In fact, Wells says that Philip Crosby (author of Quality is Free) wasn't telling the whole truth: “Quality is not free. Still, measurement doesn't cost as much as bad quality.” Thomann adds that it costs less to start a measurement program once and sustain it than spending time collecting ad hoc, uneven information. However, quality measurement does incur costs in the way of planning, implementation, ongoing measurement, and re-planning—when today's problems go away and tomorrow's problems need attention. “Re-planning” is especially important, because the last thing an organization needs is for the data warehouse to become tomorrow's legacy system.

It's critical to understand where the business value is in data warehousing. A data warehouse is a solution for businesspeople to make decisions and take the right action. Given this definition, the primary measurement is whether you have business impact as a result of the warehouse. It's not something that you want to do just for the sake of doing it; over time, you'll have to show business impact to upper management, says Thomann.

Of course, it goes without saying that a data warehouse is not a silver bullet for IT or the business. “It will not solve a backlog of one-time reports,” warns Thomann. “A data warehouse consists of a lot of pieces of technology; not one single technology. You can't buy it. Even with SAP, you have to customize.”
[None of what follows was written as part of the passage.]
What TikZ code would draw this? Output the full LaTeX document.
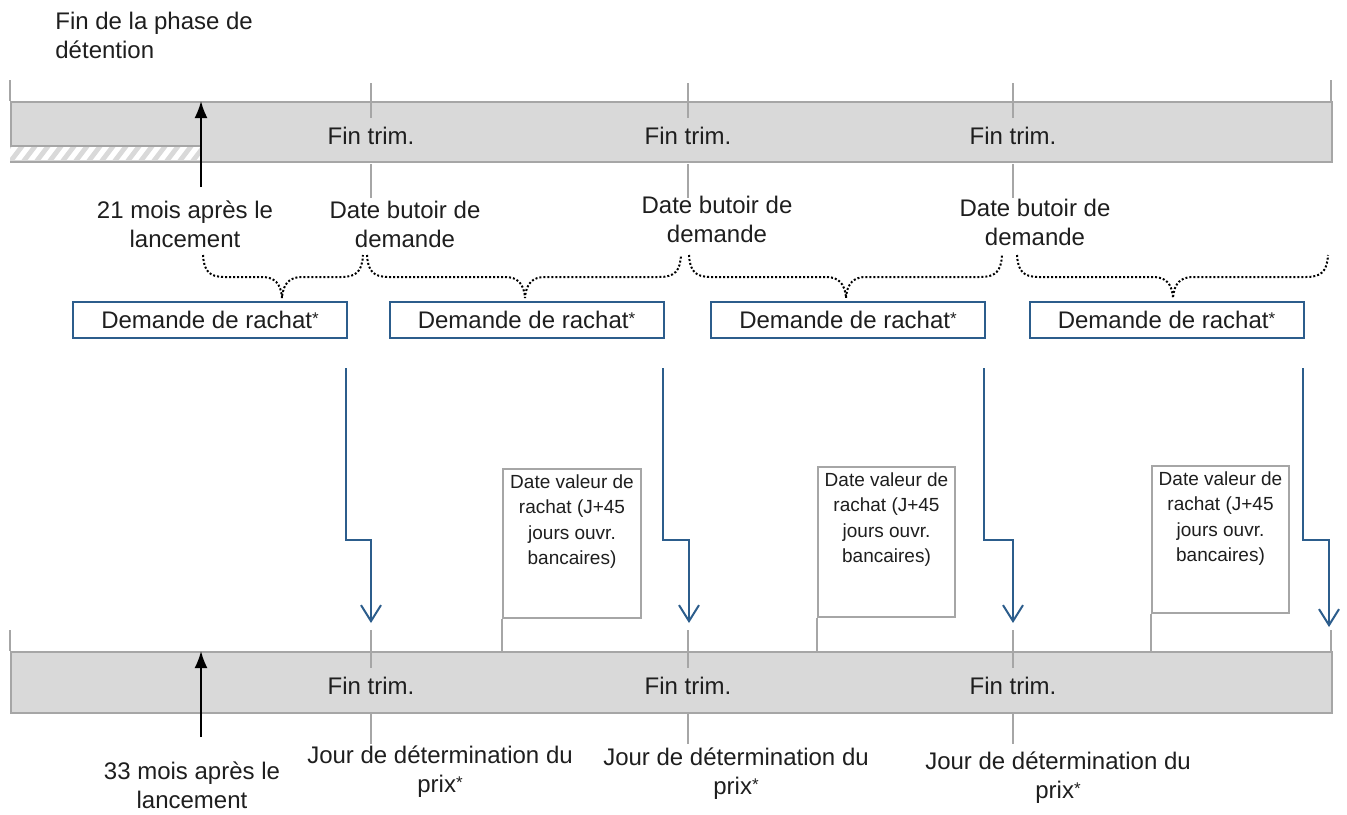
\documentclass[tikz,border=0pt]{standalone}
\usepackage{fontspec}
\setmainfont{Liberation Sans}
\usetikzlibrary{positioning, arrows.meta}
\definecolor{Ink}{HTML}{1E1E1E}
\definecolor{BarFill}{HTML}{D9D9D9}
\definecolor{BarEdge}{HTML}{A6A6A6}
\definecolor{Navy}{HTML}{2C5D8C}
\newcommand{\astk}{{\fontsize{8.5}{8.5}\selectfont\raisebox{2.2pt}{*}}}
\tikzset{
    bar/.style={rectangle, fill=BarFill, draw=BarEdge, line width=1pt, anchor=north west, inner sep=0pt},
    tickline/.style={draw=BarEdge, line width=0.8pt},
    txt/.style={align=center, text=Ink, inner sep=0pt, font=\fontsize{12}{14.5}\selectfont},
    smalltxt/.style={align=center, text=Ink, inner sep=0pt, font=\fontsize{9.5}{12.75}\selectfont},
    reqbox/.style={rectangle, draw=Navy, line width=1pt, minimum width=137pt, minimum height=18pt, inner sep=0pt, text=Ink, font=\fontsize{12}{14.5}\selectfont},
    valbox/.style={rectangle, draw=BarEdge, line width=1pt, fill=white, inner sep=0pt},
    flow/.style={draw=Navy, line width=1pt, -{Straight Barb[length=8pt, width=10pt]}},
    pointer/.style={draw=black, line width=1pt, -{Latex[length=8.5pt, width=6.5pt]}},
    dotbrace/.style={draw=black, line width=1pt, dash pattern=on 1pt off 1pt},
    hatch/.style={draw=BarFill, line width=2.4pt},
}

\begin{document}
\begin{tikzpicture}[x=0.5pt, y=-0.5pt]
                \useasboundingbox (0,0) rectangle (1347,814);

                % Barres du temps
                \node[bar, minimum width=660.5pt, minimum height=30pt] (barT) at (10,101) {};
                \node[bar, minimum width=660.5pt, minimum height=30.5pt] (barB) at (10,651) {};

                % Phase de detention (hachures)
                \begin{scope}
                    \clip (10,147) rectangle (201,160);
                    \fill[white] (10,147) rectangle (201,160);
                    \foreach \k in {-1,...,15} \draw[hatch] (10+\k*13,162) -- ++(13,-17);
                \end{scope}
                \draw[tickline, line width=1pt] (10,146) -- (201,146);

                % Traits des fins de trimestre
                \foreach \x in {371,688,1013} {
                    \draw[tickline] (\x,83) -- (\x,118);
                    \draw[tickline] (\x,164) -- (\x,198);
                    \draw[tickline] (\x,630) -- (\x,668);
                    \draw[tickline] (\x,714) -- (\x,744);
                }
                \foreach \x in {10,1331} {
                    \draw[tickline] (\x,80) -- (\x,101);
                    \draw[tickline] (\x,630) -- (\x,651);
                }
                \foreach \x/\n in {371/1, 688/2, 1013/3} {
                    \node[txt, anchor=base] (ftA\n) at (\x,144) {Fin trim.};
                    \node[txt, anchor=base] (ftB\n) at (\x,694) {Fin trim.};
                }

                % Textes du haut
                \node[txt, align=left, anchor=west] (phase) at (55,35) {Fin de la phase de\\détention};
                \node[txt] (lab21) at (185,224) {21 mois après le\\lancement};
                \node[txt] (but1) at (405,224) {Date butoir de\\demande};
                \node[txt] (but2) at (717,219) {Date butoir de\\demande};
                \node[txt] (but3) at (1035,222) {Date butoir de\\demande};

                % Fleches noires
                \coordinate (m21) at (201,187);
                \coordinate (m33) at (201,737);
                \draw[pointer] (m21) -- (m21 |- barT.north);
                \draw[pointer] (m33) -- (m33 |- barB.north);

                % Accolades
                \foreach \a/\m/\b in {203/282/363, 367/525/681, 689/846/1002, 1017/1173/1328} {
                    \draw[dotbrace] (\a,255) .. controls (\a+1,271) and (\a+6,277) .. (\a+22,277)
                        -- (\m-20,277) .. controls (\m-8,277) and (\m-1,283) .. (\m,298)
                        .. controls (\m+1,283) and (\m+8,277) .. (\m+20,277)
                        -- (\b-22,277) .. controls (\b-6,277) and (\b-1,271) .. (\b,255);
                }

                % Demandes de rachat
                \node[reqbox] (req1) at (210,320) {Demande de rachat\astk};
                \node[reqbox] (req2) at (526.5,320) {Demande de rachat\astk};
                \node[reqbox] (req3) at (848,320) {Demande de rachat\astk};
                \node[reqbox] (req4) at (1166.5,320) {Demande de rachat\astk};

                \foreach \n/\x/\y in {1/371/623, 2/689/623, 3/1013/623, 4/1329/627} {
                    \coordinate (drop\n) at (\x,\y);
                    \draw[flow] ([shift={(-2,29)}]req\n.south east) -- ++(0,172) -| (drop\n);
                }

                % Dates valeur
                \node[valbox, minimum width=69pt, minimum height=74.5pt] (val1) at (572,543.5) {};
                \node[valbox, minimum width=68.5pt, minimum height=75pt] (val2) at (886.5,542) {};
                \node[valbox, minimum width=68.5pt, minimum height=73.5pt] (val3) at (1220.5,539.5) {};
                \foreach \n in {1,2,3} {
                    \node[smalltxt, anchor=north] (valtxt\n) at ([yshift=-3pt]val\n.north) {Date valeur de\\rachat (J+45\\jours ouvr.\\bancaires)};
                    \draw[tickline, line width=1pt] (val\n.south west) -- (val\n.south west |- barB.north);
                }

                % Textes du bas
                \node[txt] (lab33) at (192,785) {33 mois après le\\lancement};
                \node[txt] (jour1) at (440,772) {Jour de détermination du\\prix\astk};
                \node[txt] (jour2) at (736,774) {Jour de détermination du\\prix\astk};
                \node[txt] (jour3) at (1058,778) {Jour de détermination du\\prix\astk};
            \end{tikzpicture}
\end{document}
Data warehouses also need to evolve over time, so they are incrementally built. “It really is an evolutionary process,” Thomann says. “You can't afford a one- or two-year project anymore, but you can't put a complete, large-scale data warehouse up in three to six months, either.”
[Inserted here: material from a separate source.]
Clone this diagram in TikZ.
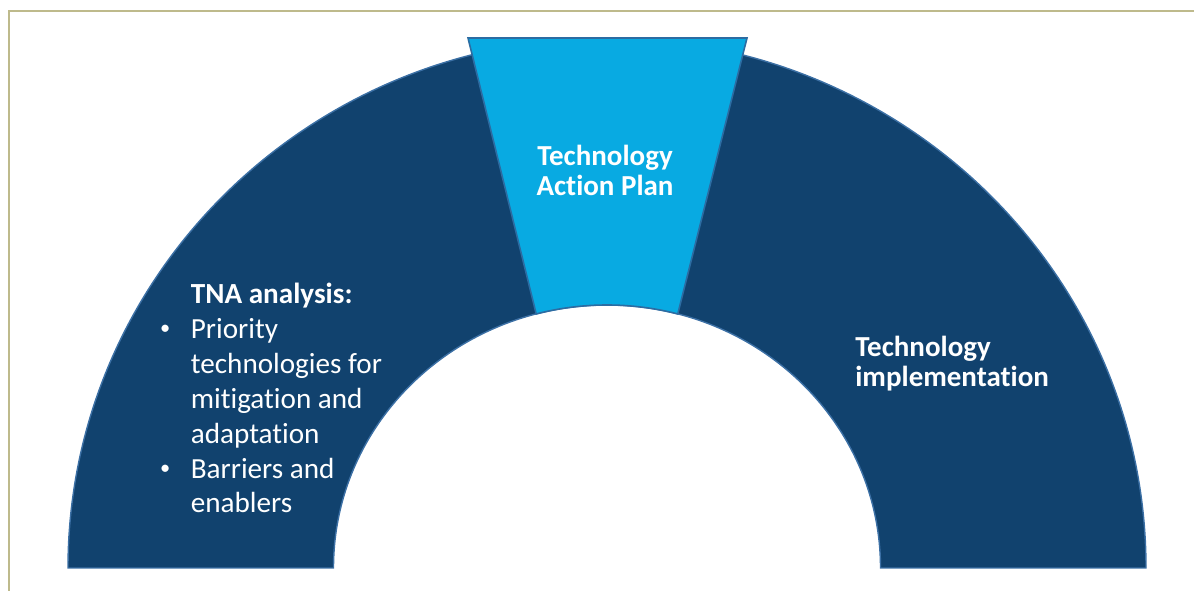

Ways of Looking at Measurement

To be successful throughout the process, it's important to know what you did right and wrong. In essence, you need “meta data” about what you're doing to accurately measure quality. Successful measurement is the key to warehouse quality, but how do you measure a data warehouse? Wells and Thomann offer a number of different methods, dimensions, and levels for understanding data warehouse measurement. To begin, Thomann describes three “types” of success and their definitions as they relate to data warehousing:

  • Economic success - the data warehouse has a positive impact on the bottom line.
  • Political success - people like what you've done. If the data warehouse isn't used, it's obvious that you failed politically.
  • Technical success - this is the easiest to accomplish. However, don't overwhelm your users with too much technology. Success also means that the chosen technologies are appropriate for the task and are applied correctly.

Since there are three ways to succeed, Wells responds, there are three ways to fail. Quality, he says, can be defined as the degree of excellence of something. “But this is a very subjective measure, and you can make it more subjective through measurement.” Three main areas are detailed in the paragraphs below, which can be used to assess the overall quality of a data warehouse.

Business Quality

Directly related to economic success, business quality is the ability of the data warehouse to provide information to those who need it, in order to have a positive impact on the business.

Business quality is made up of business drivers, or concepts that point out a company's strategic plans. So organizations should be concerned with how well the data warehouse helps accomplish these drivers, such as changing economic factors, environmental concerns, and government regulation.

Does the data warehouse align with business strategy, and how well does it support the process of strengthening core competencies and improving competitive position? What about the enablement of business tactics? Does the data warehouse play a tactical role, so that it makes a positive day-to-day difference?

Information Quality

Information doesn't have value if it's not used. Therefore to have information quality, the focus should be on the integration of information into the fabric of business processes, not on data quality itself.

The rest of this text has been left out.